Pictures stay out of the copy. Please reproduce only the lines between the one holding "Output the Python" and the one holding "PX_PER_UNIT = 5.4", inclusive.

# START OF Entries provided

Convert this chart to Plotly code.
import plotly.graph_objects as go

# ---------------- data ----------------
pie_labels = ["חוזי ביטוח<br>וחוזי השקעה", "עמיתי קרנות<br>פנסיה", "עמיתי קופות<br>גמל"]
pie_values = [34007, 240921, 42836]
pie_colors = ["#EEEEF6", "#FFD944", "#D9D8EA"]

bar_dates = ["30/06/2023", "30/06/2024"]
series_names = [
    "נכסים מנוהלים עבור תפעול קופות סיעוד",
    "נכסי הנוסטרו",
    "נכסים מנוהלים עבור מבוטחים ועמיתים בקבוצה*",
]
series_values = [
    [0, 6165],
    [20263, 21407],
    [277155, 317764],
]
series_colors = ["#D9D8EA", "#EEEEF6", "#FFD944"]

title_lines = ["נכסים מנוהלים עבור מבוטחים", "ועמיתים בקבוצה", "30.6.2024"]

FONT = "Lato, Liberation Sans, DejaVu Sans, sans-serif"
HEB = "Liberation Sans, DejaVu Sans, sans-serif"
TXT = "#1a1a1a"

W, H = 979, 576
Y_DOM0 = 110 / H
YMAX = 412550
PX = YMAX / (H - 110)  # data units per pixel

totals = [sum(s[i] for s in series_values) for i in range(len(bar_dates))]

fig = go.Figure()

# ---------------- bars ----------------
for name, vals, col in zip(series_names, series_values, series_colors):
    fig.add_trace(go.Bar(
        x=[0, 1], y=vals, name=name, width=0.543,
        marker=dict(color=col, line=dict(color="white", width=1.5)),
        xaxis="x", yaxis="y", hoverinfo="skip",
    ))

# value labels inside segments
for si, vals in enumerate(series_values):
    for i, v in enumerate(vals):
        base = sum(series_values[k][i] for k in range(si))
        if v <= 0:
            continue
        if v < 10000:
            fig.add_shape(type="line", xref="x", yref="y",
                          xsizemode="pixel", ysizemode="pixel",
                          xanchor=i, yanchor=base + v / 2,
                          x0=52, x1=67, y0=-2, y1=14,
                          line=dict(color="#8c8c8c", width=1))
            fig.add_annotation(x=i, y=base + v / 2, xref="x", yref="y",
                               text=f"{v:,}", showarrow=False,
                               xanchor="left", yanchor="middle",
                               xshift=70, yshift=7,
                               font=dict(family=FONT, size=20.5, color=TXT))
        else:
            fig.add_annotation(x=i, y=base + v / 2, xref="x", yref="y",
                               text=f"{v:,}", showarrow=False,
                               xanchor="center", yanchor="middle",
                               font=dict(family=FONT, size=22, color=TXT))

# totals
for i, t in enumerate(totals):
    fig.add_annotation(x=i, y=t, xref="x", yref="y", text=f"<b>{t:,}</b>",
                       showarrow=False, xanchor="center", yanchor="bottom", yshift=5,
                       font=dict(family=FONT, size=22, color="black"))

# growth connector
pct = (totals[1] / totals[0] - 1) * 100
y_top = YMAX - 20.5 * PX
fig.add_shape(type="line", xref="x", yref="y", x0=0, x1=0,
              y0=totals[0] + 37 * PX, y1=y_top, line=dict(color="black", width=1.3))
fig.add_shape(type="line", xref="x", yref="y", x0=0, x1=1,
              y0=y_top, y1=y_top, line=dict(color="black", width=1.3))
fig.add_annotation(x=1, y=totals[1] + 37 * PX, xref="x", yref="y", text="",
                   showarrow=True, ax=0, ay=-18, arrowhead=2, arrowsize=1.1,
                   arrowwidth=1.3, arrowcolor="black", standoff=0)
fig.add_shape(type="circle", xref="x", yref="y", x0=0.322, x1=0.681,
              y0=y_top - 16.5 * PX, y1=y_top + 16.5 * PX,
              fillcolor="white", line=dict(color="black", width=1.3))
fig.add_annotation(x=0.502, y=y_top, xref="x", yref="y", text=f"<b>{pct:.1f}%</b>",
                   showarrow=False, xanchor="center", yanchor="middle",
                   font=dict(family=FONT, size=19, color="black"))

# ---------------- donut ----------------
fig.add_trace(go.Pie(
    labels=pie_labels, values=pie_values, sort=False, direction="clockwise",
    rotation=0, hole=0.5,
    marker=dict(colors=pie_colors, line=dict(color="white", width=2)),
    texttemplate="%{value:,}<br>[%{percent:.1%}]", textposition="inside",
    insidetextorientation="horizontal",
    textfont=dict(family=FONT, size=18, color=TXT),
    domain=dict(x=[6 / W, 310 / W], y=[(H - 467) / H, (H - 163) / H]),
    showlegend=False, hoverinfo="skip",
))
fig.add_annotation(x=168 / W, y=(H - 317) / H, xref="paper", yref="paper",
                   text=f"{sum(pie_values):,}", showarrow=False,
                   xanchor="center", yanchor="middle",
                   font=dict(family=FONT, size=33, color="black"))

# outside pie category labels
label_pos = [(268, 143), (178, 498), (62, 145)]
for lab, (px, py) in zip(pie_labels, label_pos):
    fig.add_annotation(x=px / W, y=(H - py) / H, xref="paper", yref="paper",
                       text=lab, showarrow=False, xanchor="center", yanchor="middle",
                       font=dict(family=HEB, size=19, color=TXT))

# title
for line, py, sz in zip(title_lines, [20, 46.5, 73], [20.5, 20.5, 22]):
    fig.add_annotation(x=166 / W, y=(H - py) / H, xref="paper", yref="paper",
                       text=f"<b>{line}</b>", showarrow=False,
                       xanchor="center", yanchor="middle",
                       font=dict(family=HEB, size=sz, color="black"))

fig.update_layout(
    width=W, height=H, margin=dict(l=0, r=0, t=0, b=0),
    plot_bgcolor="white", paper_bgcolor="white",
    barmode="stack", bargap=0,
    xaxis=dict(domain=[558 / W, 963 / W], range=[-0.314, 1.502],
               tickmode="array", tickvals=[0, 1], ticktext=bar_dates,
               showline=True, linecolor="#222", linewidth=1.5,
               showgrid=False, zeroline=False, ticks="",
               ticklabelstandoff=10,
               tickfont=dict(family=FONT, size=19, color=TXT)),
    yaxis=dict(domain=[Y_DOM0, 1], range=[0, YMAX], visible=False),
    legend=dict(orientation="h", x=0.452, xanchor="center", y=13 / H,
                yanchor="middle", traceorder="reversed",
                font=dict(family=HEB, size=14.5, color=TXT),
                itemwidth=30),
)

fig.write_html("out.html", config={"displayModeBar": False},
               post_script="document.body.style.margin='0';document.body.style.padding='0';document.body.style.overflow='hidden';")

# END OF Entries provided
# START OF Entries provided

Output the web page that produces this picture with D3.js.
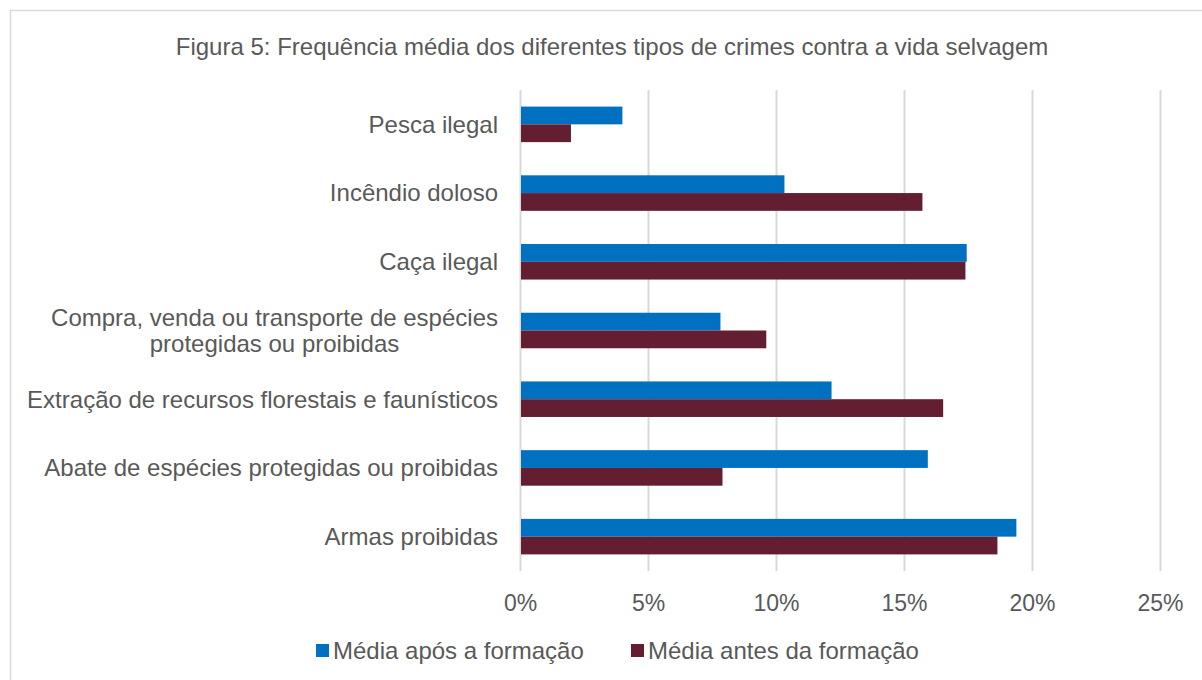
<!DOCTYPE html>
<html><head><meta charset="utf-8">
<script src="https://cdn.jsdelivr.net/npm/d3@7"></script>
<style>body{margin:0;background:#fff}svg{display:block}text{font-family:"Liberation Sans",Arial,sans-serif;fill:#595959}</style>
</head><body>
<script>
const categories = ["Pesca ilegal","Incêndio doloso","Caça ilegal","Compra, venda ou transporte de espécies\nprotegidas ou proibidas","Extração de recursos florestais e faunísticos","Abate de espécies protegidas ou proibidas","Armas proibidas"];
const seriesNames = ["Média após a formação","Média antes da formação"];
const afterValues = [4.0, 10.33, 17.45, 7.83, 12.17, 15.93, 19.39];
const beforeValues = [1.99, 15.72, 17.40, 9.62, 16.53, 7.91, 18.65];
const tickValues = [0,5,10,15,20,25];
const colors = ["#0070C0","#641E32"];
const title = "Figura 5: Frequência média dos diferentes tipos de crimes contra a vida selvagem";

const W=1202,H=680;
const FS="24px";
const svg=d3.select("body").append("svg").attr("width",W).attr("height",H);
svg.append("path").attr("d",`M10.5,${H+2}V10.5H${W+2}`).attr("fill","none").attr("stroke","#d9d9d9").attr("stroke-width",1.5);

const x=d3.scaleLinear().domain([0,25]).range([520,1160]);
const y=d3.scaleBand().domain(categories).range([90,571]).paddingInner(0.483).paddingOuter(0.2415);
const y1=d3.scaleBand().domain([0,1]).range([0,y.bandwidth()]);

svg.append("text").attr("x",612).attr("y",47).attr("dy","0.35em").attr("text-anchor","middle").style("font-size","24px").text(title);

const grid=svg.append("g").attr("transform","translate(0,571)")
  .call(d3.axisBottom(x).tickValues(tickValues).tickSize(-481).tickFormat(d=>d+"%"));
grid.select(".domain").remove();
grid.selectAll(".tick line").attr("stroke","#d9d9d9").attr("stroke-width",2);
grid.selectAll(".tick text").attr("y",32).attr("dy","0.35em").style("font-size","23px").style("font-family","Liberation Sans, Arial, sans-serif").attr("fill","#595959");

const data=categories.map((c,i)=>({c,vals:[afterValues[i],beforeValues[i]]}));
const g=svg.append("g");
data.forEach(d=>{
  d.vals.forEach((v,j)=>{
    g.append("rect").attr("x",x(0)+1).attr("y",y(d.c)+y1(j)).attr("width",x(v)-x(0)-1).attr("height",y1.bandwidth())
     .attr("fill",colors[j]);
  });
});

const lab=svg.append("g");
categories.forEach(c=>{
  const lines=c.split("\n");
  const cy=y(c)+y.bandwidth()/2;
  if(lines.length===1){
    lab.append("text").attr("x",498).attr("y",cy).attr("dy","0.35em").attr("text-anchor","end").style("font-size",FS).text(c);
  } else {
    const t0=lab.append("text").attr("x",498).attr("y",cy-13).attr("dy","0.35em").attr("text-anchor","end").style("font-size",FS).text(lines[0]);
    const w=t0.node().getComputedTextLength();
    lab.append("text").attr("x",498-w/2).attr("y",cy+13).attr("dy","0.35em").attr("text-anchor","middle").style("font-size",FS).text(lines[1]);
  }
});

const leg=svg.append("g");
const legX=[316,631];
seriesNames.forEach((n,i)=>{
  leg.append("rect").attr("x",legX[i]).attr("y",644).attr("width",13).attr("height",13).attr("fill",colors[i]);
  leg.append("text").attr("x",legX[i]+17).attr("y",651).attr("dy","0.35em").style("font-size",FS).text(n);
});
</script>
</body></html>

# END OF Entries provided
# START OF Entries provided

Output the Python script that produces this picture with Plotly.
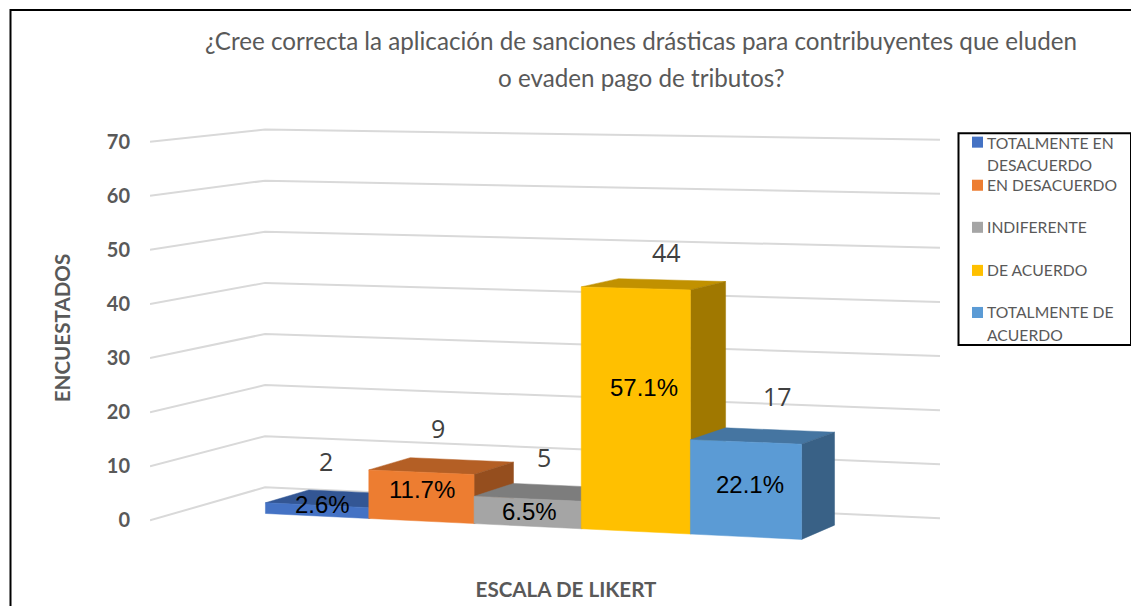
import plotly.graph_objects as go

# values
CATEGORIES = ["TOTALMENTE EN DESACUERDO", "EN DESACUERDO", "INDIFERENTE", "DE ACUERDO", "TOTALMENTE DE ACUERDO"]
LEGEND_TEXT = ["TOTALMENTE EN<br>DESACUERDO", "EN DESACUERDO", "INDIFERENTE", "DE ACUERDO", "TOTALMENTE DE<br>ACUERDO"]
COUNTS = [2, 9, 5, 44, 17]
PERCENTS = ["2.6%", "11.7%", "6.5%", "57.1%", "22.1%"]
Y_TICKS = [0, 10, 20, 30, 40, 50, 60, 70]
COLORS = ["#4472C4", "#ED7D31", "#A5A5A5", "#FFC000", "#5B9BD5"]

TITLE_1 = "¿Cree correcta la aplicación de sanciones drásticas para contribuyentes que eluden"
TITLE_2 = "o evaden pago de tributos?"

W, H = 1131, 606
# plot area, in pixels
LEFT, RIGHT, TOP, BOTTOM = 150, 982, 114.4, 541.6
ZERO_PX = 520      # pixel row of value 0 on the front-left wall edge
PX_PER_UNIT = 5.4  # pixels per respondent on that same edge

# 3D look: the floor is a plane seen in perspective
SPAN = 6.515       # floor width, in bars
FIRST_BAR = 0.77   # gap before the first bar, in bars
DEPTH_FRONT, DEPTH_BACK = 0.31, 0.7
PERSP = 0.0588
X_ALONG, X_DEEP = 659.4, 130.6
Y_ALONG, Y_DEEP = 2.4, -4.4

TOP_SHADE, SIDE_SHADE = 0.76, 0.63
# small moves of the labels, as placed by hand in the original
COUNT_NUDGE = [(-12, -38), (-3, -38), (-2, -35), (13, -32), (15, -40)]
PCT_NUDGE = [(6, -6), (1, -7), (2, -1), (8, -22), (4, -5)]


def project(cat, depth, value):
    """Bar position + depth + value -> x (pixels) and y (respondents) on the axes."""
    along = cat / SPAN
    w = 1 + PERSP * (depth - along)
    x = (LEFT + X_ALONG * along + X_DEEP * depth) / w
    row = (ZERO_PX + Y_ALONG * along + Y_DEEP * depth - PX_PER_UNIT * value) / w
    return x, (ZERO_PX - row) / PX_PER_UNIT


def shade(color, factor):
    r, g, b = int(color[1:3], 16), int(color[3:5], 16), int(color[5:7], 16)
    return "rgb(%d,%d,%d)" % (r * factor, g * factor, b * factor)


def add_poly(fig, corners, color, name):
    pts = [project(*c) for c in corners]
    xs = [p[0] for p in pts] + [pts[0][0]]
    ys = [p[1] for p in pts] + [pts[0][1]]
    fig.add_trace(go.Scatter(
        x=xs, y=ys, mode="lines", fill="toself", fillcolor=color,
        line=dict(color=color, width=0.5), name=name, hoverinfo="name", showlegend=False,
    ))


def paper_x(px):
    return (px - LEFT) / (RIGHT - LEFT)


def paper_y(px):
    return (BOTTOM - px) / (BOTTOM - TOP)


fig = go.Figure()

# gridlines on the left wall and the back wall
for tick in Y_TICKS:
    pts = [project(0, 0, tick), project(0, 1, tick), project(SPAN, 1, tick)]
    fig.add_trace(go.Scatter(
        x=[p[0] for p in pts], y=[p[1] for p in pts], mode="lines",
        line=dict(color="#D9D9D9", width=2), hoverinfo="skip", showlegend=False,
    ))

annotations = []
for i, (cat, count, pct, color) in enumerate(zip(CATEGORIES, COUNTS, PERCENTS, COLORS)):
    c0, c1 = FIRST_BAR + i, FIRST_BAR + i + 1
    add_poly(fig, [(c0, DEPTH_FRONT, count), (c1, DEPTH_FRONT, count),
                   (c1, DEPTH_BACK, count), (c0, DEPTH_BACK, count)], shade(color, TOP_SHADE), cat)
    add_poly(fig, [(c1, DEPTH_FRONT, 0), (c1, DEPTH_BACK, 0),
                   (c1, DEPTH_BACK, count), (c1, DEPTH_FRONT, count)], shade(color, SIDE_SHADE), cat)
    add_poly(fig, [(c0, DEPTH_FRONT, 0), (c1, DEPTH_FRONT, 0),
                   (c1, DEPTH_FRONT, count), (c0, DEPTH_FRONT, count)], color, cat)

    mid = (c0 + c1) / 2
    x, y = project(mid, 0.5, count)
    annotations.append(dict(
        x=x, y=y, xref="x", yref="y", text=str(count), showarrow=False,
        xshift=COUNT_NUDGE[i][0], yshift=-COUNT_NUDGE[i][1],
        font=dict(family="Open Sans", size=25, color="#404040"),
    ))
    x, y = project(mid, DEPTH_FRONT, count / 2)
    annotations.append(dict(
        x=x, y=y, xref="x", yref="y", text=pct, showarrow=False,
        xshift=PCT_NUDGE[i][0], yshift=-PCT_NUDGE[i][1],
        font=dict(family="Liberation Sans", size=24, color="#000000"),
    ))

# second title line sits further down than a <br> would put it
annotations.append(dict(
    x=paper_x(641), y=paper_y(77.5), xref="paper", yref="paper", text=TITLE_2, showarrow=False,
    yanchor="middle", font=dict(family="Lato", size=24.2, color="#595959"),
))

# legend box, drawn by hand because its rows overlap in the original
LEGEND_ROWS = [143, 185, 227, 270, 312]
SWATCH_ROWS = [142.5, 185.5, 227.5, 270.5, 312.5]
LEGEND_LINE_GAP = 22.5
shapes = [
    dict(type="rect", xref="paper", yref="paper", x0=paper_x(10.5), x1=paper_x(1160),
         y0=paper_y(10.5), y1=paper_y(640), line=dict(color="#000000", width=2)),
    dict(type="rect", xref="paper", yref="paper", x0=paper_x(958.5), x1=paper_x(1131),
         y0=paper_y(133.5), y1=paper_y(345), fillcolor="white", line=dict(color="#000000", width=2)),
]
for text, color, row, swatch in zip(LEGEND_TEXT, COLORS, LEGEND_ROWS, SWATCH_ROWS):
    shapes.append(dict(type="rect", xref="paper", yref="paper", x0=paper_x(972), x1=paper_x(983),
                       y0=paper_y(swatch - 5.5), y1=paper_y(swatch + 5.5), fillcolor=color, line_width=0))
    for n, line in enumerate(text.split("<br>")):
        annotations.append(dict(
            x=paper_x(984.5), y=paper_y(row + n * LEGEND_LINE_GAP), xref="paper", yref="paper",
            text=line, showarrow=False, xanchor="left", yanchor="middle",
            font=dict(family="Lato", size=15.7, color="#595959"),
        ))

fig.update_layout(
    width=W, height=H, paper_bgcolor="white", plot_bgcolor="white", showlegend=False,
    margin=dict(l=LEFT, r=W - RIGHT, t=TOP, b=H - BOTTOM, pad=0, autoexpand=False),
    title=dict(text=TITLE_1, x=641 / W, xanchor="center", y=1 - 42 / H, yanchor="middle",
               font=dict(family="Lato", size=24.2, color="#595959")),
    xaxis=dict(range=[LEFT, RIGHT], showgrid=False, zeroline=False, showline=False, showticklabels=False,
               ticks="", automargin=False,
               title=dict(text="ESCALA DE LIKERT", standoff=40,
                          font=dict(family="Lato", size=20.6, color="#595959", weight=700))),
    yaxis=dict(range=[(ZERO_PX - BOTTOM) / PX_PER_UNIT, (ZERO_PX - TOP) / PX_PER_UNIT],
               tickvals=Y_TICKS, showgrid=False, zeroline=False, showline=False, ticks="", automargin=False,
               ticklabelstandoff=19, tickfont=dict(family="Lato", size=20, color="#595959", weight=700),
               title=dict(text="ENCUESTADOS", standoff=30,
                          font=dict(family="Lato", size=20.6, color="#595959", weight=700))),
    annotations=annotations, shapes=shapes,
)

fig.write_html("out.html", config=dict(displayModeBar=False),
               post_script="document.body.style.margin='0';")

# END OF Entries provided

• [Solved exercise]:
Output the Python script that produces this picture with Plotly.
import plotly.graph_objects as go

# values
CATEGORIES = ["TOTALMENTE EN DESACUERDO", "EN DESACUERDO", "INDIFERENTE", "DE ACUERDO", "TOTALMENTE DE ACUERDO"]
LEGEND_TEXT = ["TOTALMENTE EN<br>DESACUERDO", "EN DESACUERDO", "INDIFERENTE", "DE ACUERDO", "TOTALMENTE DE<br>ACUERDO"]
COUNTS = [2, 9, 5, 44, 17]
PERCENTS = ["2.6%", "11.7%", "6.5%", "57.1%", "22.1%"]
Y_TICKS = [0, 10, 20, 30, 40, 50, 60, 70]
COLORS = ["#4472C4", "#ED7D31", "#A5A5A5", "#FFC000", "#5B9BD5"]

TITLE_1 = "¿Cree correcta la aplicación de sanciones drásticas para contribuyentes que eluden"
TITLE_2 = "o evaden pago de tributos?"

W, H = 1131, 606
# plot area, in pixels
LEFT, RIGHT, TOP, BOTTOM = 150, 982, 114.4, 541.6
ZERO_PX = 520      # pixel row of value 0 on the front-left wall edge
PX_PER_UNIT = 5.4  # pixels per respondent on that same edge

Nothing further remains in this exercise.